Recordamos la institución de la Eucaristía, pero leemos el inicio del capítulo 13 de Juan, que es el comienzo de la narración de la “hora de Jesús”, para la que Él se estaba preparando desde el inicio del evangelio. Una “hora” que dura veinticuatro horas, narrada en siete capítulos de Juan.
La “hora de pasar de este mundo al Padre”: un pasaje inmerso en el extremo amor que siempre ha tenido por nosotros y que, en esa hora, se manifiesta hasta el extremo, éis telos, hasta el cumplimiento total: “Habiendo amado a los suyos que estaban en el mundo, los amó hasta el fin”. Juan no habla de la Eucaristía, pero describe el lavado de los pies. Nos dice que podemos comprender la Eucaristía a través del lavado de los pies, y viceversa. Cita a Judas, que lleva el nombre de una tribu de Israel, y a Simón Pedro, elegido por Jesús como piedra sobre la que fundar su Iglesia. Jesús lava los pies de todo el pueblo de Israel y de toda la Iglesia. En Judas y Pedro estamos representados todos, el género humano al que Dios ha venido a salvar.
Dios nos salva lavándonos los pies. Es el gesto de un esclavo que no pertenecía al pueblo elegido, pero es también el gesto lleno de amor de una esposa con su esposo. En la Historia del hermoso José y de su esposa Aseneth, una obra del siglo I d.
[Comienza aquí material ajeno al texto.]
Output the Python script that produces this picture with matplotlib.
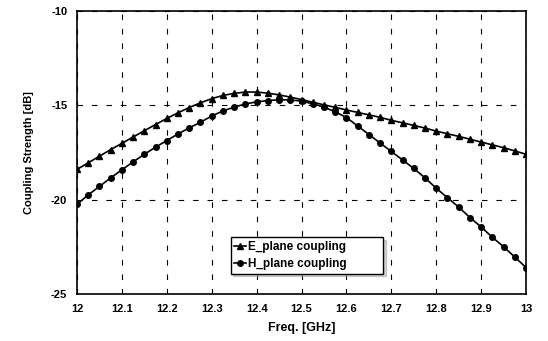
import numpy as np
import matplotlib.pyplot as plt

# Frequency points (GHz), step 0.025
freq = [12.000, 12.025, 12.050, 12.075, 12.100, 12.125, 12.150, 12.175, 12.200, 12.225,
        12.250, 12.275, 12.300, 12.325, 12.350, 12.375, 12.400, 12.425, 12.450, 12.475,
        12.500, 12.525, 12.550, 12.575, 12.600, 12.625, 12.650, 12.675, 12.700, 12.725,
        12.750, 12.775, 12.800, 12.825, 12.850, 12.875, 12.900, 12.925, 12.950, 12.975,
        13.000]

e_plane = [-18.40, -18.05, -17.70, -17.35, -17.02, -16.68, -16.35, -16.02, -15.70, -15.40,
           -15.12, -14.87, -14.65, -14.48, -14.37, -14.30, -14.30, -14.36, -14.45, -14.57,
           -14.70, -14.84, -14.98, -15.11, -15.25, -15.38, -15.51, -15.64, -15.80, -15.93,
           -16.07, -16.21, -16.37, -16.51, -16.65, -16.80, -16.95, -17.10, -17.25, -17.42,
           -17.60]

h_plane = [-20.25, -19.75, -19.30, -18.85, -18.42, -18.00, -17.60, -17.22, -16.87, -16.52,
           -16.20, -15.90, -15.57, -15.30, -15.10, -14.93, -14.82, -14.75, -14.71, -14.72,
           -14.78, -14.92, -15.10, -15.35, -15.65, -16.10, -16.55, -17.00, -17.45, -17.90,
           -18.35, -18.85, -19.40, -19.90, -20.40, -20.95, -21.45, -22.00, -22.50, -23.05,
           -23.60]

x_ticks = [12, 12.1, 12.2, 12.3, 12.4, 12.5, 12.6, 12.7, 12.8, 12.9, 13]
x_labels = ['12', '12.1', '12.2', '12.3', '12.4', '12.5', '12.6', '12.7', '12.8', '12.9', '13']
y_ticks = [-25, -20, -15, -10]

plt.rcParams['font.family'] = ['Liberation Sans', 'DejaVu Sans']
plt.rcParams['axes.unicode_minus'] = False

fig = plt.figure(figsize=(5.48, 3.41), dpi=100)
ax = fig.add_axes([0.1405, 0.138, 0.8195, 0.83])

ax.plot(freq, e_plane, color='black', lw=1.2, marker='^', ms=5, label='E_plane coupling')
ax.plot(freq, h_plane, color='black', lw=1.2, marker='o', ms=4, label='H_plane coupling')

ax.set_xlim(12, 13)
ax.set_ylim(-25, -10)
ax.set_xticks(x_ticks)
ax.set_xticklabels(x_labels)
ax.set_yticks(y_ticks)
ax.tick_params(length=0, pad=7, labelsize=8)
for lab in ax.get_xticklabels() + ax.get_yticklabels():
    lab.set_fontweight('bold')

ax.grid(True, color='black', linestyle=(0, (5, 8)), linewidth=0.8)
for s in ax.spines.values():
    s.set_linewidth(1.2)

ax.set_xlabel('Freq. [GHz]', fontsize=9, fontweight='bold', labelpad=6)
ax.set_ylabel('Coupling Strength [dB]', fontsize=8, fontweight='bold', labelpad=12)

# legend box wider than its text, as in the original
leg = ax.legend(loc='lower left', bbox_to_anchor=(0.342, 0.072, 0.34, 0.12), mode='expand',
                prop={'weight': 'bold', 'size': 8.5},
                frameon=True, fancybox=False, shadow={'color': '0.65'},
                handlelength=1.0, handletextpad=0.15, borderpad=0.3,
                labelspacing=0.45, borderaxespad=0)
leg.get_frame().set_edgecolor('black')
leg.get_frame().set_linewidth(1.0)
leg.get_frame().set_alpha(1)

fig.savefig('out.png', dpi=100)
C. que cuenta la historia de amor entre José de Egipto y su esposa, se lee que Aseneth lleva agua para lavarle los pies, y José le dice: “Que venga una de las criadas y me lave los pies”. Aseneth le responde: “No señor, porque mis manos son tus manos, y tus pies son mis pies, y ninguna otra te lavará los pies”. “Entonces José tomó su mano derecha y la besó, y Aseneth besó su cabeza”. En el gesto de Jesús contemplamos el amor total que Dios tiene por nosotros.
Por ocho veces Juan cita el “lavar los pies”, y con ocho verbos describe la acción de Jesús. Es el número de la plenitud. Por ocho veces, porque como a Pedro, nos cuesta aceptar que Dios nos ame así. No se humilla, sino ama y el amor es humilde. Jesús es Dios en su potencia: “Sabía que todo lo había puesto el Padre en sus manos”; y responde a Pedro, que no acepta esa imagen verdadera de Dios, con la autoridad de Dios: “Si no te lavo, no tendrás parte conmigo”. En el “todo” que Jesús tiene en sus manos, están también nuestros pies, todo nuestro caminar, nuestros cansancios y el polvo. Quitándose sus vestidos, hace libremente lo que harán los soldados sobre el Calvario, abandona toda defensa humana y se ciñe con las vestiduras de un siervo y con una toalla, que no abandonará nunca, ni siquiera cuando se vuelva a vestir. Porque ha comenzado a lavar nuestros pies y a secarlos, y no terminará hasta que no acabe la historia humana.